# Etrailer On Outbackers



## etrailer (Dec 10, 2010)

Hello All,

My name is Patrick and I'm at one of the online towing retailers that some of you all are familiar with, etrailer.com. We have recently started getting involved with online forum communities. Rest easy, we're not using them as advertising avenues.

Our goal for getting involved in these online communities is two-fold. First, is to help. We have a lot of knowledge about towing and related products and we want to share that. If any of you has questions that you think we could help with, please post them up. I'll be keeping an eye on the forum and popping in to help where I can. Remember, the questions you ask are not only going to help you but other users or surfers that may come across the thread.

The other purpose is to build a relationship with customers both new and old. To us good Customer Service goes beyond making sure the order is correct and shipped on time. Helping our customers install and use the products is part of the game too. By participating in the forums, we can bring this support to the places our customers are already using for help and information.

We look forward to being a valuable, contributing member of the forum. If you have any questions, don't hesitate to ask.

Sincerely,

Patrick

Admins/Mods, we want to make sure we comply with the rules. If I ever post anything that needs to be changed or removed, please let me know. I won't be posting links to product pages all over the forums. We do have tons of videos demonstrating how products work or showing how to install them that could be very useful to the forum members. If these conform to the rules, we'd love to share them.


----------



## CamperAndy (Aug 26, 2004)

Patrick - Your input is welcome and since you already know that posting a bunch of links to your employers site would be against the rules I think we will get along fine. I also don't think at this time we will be having any how to videos but if you see someone post a question that you think a video would help them then PM the video link to them.


----------



## etrailer (Dec 10, 2010)

CamperAndy said:


> Patrick - Your input is welcome and since you already know that posting a bunch of links to your employers site would be against the rules I think we will get along fine. I also don't think at this time we will be having any how to videos but if you see someone post a question that you think a video would help them then PM the video link to them.
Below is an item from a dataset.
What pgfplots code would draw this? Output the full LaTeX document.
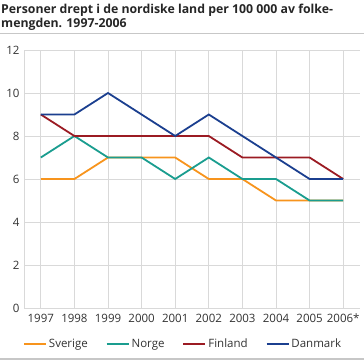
\documentclass[border=0pt]{standalone}
\usepackage{pgfplots}
\pgfplotsset{compat=1.18}
\usepackage{fontspec}
\setmainfont{Open Sans}
\definecolor{sverige}{HTML}{F7941D}
\definecolor{norge}{HTML}{1A9D8F}
\definecolor{finland}{HTML}{9B1B23}
\definecolor{danmark}{HTML}{1B3F8F}
\definecolor{gridc}{HTML}{D9D9D9}
\begin{document}
\begin{tikzpicture}
\path[use as bounding box] (0bp,0bp) rectangle (364bp,-360bp);
\node[anchor=base west, inner sep=0pt, font=\fontsize{12.3bp}{14bp}\selectfont\bfseries, text=black!85] at (1bp,-13bp) {Personer drept i de nordiske land per 100 000 av folke-};
\node[anchor=base west, inner sep=0pt, font=\fontsize{12.3bp}{14bp}\selectfont\bfseries, text=black!85] at (1bp,-27bp) {mengden. 1997-2006};
\draw[gridc!80!gray, line width=1.2bp] (0bp,-33.5bp) -- (364bp,-33.5bp);
\draw[gridc!80!gray, line width=1.2bp] (0bp,-359bp) -- (364bp,-359bp);
\begin{axis}[
  at={(24bp,-308bp)}, anchor=south west,
  scale only axis, width=336bp, height=258bp,
  xmin=-0.5, xmax=9.5, ymin=0, ymax=12,
  xtick={0,...,9},
  xticklabels={1997,1998,1999,2000,2001,2002,2003,2004,2005,2006*},
  ytick={0,2,4,6,8,10,12},
  axis x line*=bottom, axis y line*=left,
  axis line style={gridc, line width=1bp, -},
  grid=major,
  major grid style={gridc, line width=1bp},
  major tick length=0pt,
  tick style={draw=none},
  tick label style={font=\fontsize{11.5bp}{13bp}\selectfont, text=black!80},
  /pgf/number format/assume math mode=true,
  xticklabel style={yshift=-2bp, text height=9bp, text depth=0pt},
  yticklabel style={xshift=-1bp},
  legend columns=4,
  legend style={draw=none, fill=none, at={(-0.012,-0.14)}, anchor=west,
    font=\fontsize{11.5bp}{13bp}\selectfont, text=black!80,
    /tikz/every even column/.append style={column sep=16bp}},
  legend image code/.code={\draw[#1, line width=1.8bp] (0,0) -- (22bp,0);},
  every axis plot/.append style={line width=1.8bp, mark=none},
  clip=false,
]
\addplot[sverige] coordinates {(0,6)(1,6)(2,7)(3,7)(4,7)(5,6)(6,6)(7,5)(8,5)(9,5)};
\addlegendentry{Sverige}
\addplot[norge] coordinates {(0,7)(1,8)(2,7)(3,7)(4,6)(5,7)(6,6)(7,6)(8,5)(9,5)};
\addlegendentry{Norge}
\addplot[finland] coordinates {(0,9)(1,8)(2,8)(3,8)(4,8)(5,8)(6,7)(7,7)(8,7)(9,6)};
\addlegendentry{Finland}
\addplot[danmark] coordinates {(0,9)(1,9)(2,10)(3,9)(4,8)(5,9)(6,8)(7,7)(8,6)(9,6)};
\addlegendentry{Danmark}
\end{axis}
\end{tikzpicture}
\end{document}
I can do that. Thanks for the input.

Patrick


----------



## Dub (Dec 8, 2008)

I for one am glad you are "watching" the forums. I've had great experiences with etrailer.com and if there is ever an issue it's great to know that I can come here, send you a PM and know that someone will get back to me quickly. Thanks.


----------



## N7OQ (Jun 10, 2006)

Very nice to have E-trailer On board. I do more and more online ordering since it is convenient and our Local RV dealers don't have a lot to choose from parts wise. I have a good size want list but have to buy when funds are available, so what do you say the Outbackers discount was?


----------



## etrailer (Dec 10, 2010)

N7OQ said:


> Very nice to have E-trailer On board. I do more and more online ordering since it is convenient and our Local RV dealers don't have a lot to choose from parts wise. I have a good size want list but have to buy when funds are available, so what do you say the Outbackers discount was?


That may come in time. We've just started getting involved with forums so we're still getting a feel for things. Things like discount codes or group buys are not out of the realm of possibility, but we want to get our bearings first.


----------



## CamperAndy (Aug 26, 2004)

etrailer said:


> Very nice to have E-trailer On board. I do more and more online ordering since it is convenient and our Local RV dealers don't have a lot to choose from parts wise. I have a good size want list but have to buy when funds are available, so what do you say the Outbackers discount was?


That may come in time. We've just started getting involved with forums so we're still getting a feel for things. Things like discount codes or group buys are not out of the realm of possibility, but we want to get our bearings first.
[/quote]

As long as the discounts or group buys spring from the membership (and in volume, not just one or two asking for it) then we can move forward, just please do not suggest them yourself.


----------



## Bearhog (Feb 10, 2011)

I have nothing but good things to say about etrailer and Patrick. I've watched many of the videos and have been a long time customer. The "ask a question about a product" feature is especially helpful as well.


----------